Governor: Howard B. Dean (D)
FY 1993 proposed state budget:
$659.8 million
FY 1993 proposed K-12 budget:
$220.8 million
FY 1992 K-12 budget:
$220.3 million
Percent change K-12 budget:
+0.2 percent

Highlights

  • Governor has pledged that "no children's program or prevention programs'' would be cut in fiscal 1993 budget, which faces a projected deficit of $46.1 million. As part of statewide cuts in several major agencies, however, Governor has recommended a 1.5 percent cut in state aid to education.
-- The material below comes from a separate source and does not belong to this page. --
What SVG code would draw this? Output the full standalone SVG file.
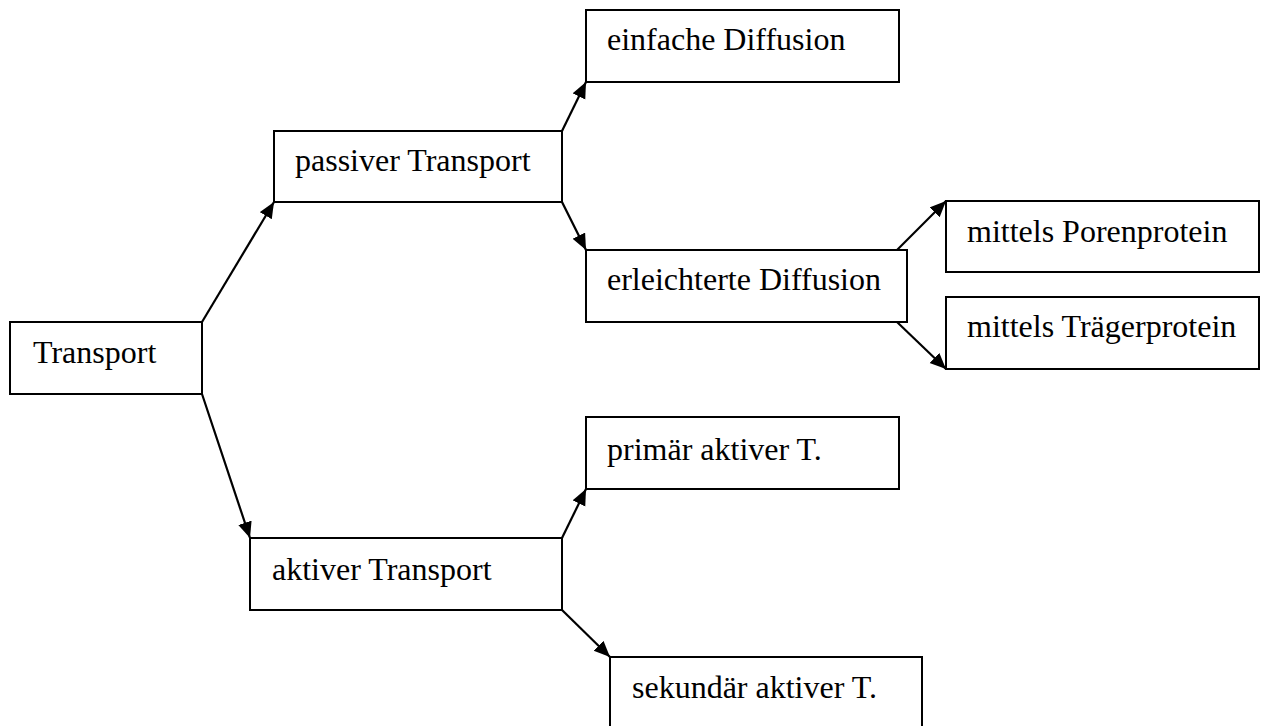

He also proposed diverting $6 million in transportation funds to redress local losses in state education aid.
  • Governor pushing "Success by Six'' early-intervention pilot program, which will provide services and resources to preschool children and their families in seven communities.

WEST VIRGINIA

Governor: Gaston Caperton (D)
FY 1993 proposed state budget:
$2.05 billion
FY 1993 proposed K-12 budget:
$1.14 billion
FY 1992 K-12 budget:
$1.07 billion
Percent change K-12 budget:
+6.5 percent

Highlights

  • Governor proposes spending $3.5 million to place computers in every 2nd- and 3rd-grade classroom in the state; last year, every kindergarten and 1st-grade class received computers as part of the computer basic-skills program.
  • Budget proposal includes funds for final year of a three-year, $5,000 pay raise for teachers; all teachers would receive a $2,000 raise next year.
  • Governor also proposes expanding the state's center for professional development, which pays teachers to attend summer workshops conducted by leading corporations. At least 2,500 teachers would attend this year.